Predictive analytics is a computer-based application of statistics that has grown out of an academic discipline that is traditionally called machine learning. Yes, even though computers can’t think, they can learn (i.e., acquire useful knowledge from data). Siegel defines predictive analytics as “technology that learns from experience (data) to predict the future behavior of individuals in order to drive better decisions.” (p. 11)
I appreciate the fact that Siegel doesn’t gush about the wonders of data and technology to the hyperbolic degree that is common today; he keeps a level head as he describes what can be done in realistic and practical terms. Here’s what he says about data:
As data piles up, we have ourselves a genuine gold rush. But data isn’t the gold. I repeat, data in its raw form is boring crud. The gold is what’s discovered therein. (p. 4)
And again here:
Big data does not exist. The elephant in the room is that there is no elephant in the room. What’s exciting about data isn’t how much of it there is, but how quickly it is growing. We’re in a persistent state of awe at data’s sheer quantity because of one thing that does not change: There’s always so much more today than yesterday. Size is relative, not absolute. If we use the word big today, we’ll quickly run out of adjectives: “big data,” “bigger data,” “even bigger data,” and “biggest data,” The International Conference on Very Large Databases has bee running since 1975. We have a dearth of vocabulary with which to describe a wealth of data…

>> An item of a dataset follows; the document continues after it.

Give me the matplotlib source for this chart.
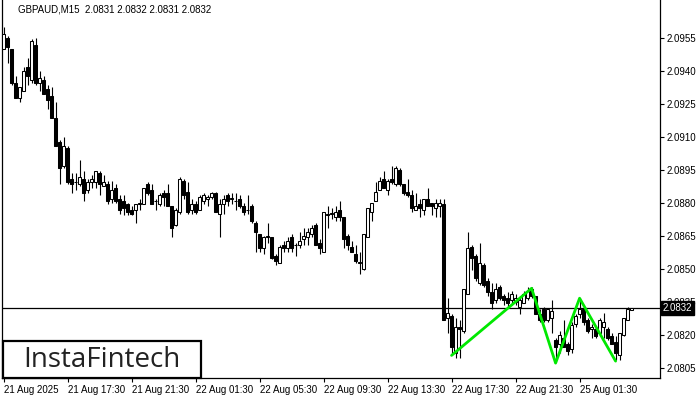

There’s a ton of it—so what? What guarantees that all this residual rubbish, this by-product of organizational functions, holds value? It’s no more than an extremely long list of observed events, an obsessive-compulsive enumeration of things that have happened.
The answer is simple. Everything is connected to everything else—if only indirectly—and this is reflected in data…
Data always speaks. It always has a story to tell, and there’s always something to learn from it…Pull some data together and, although you can never be certain what you’ll find, you can be sure you’ll discover valuable connections by decoding the language it speaks and listening. (pp. 78 and 79)
Siegel demonstrates that you can embrace technology without becoming a drooling idiot sitting around the campfire singing Kumbayah and toasting the imminence of the Singularity while chugging homemade wine produced by an algorithm:
I have good news: a little prediction goes a long way. I call this The Prediction Effect, a theme that runs throughout the book. The potency of prediction is pronounced—as long as the predictions are better than guessing. The Effect renders predictive analytics believable. We don’t have to do the impossible and attain true clairvoyance. The story is exciting yet credible: Putting odds on the future to lift the fog just a bit off our hazy view of tomorrow means pay dirt. In this way, predictive analytics combats financial risk, fortifies healthcare, conquers spam, toughens crime fighting, and boosts sales. (p. XVI)
This is a great introduction to predictive analytics. It won’t teach you how to develop predictive models, but it surveys the territory, explains why it’s worthwhile, and points you in the right direction if you want to claim some of this territory as your own.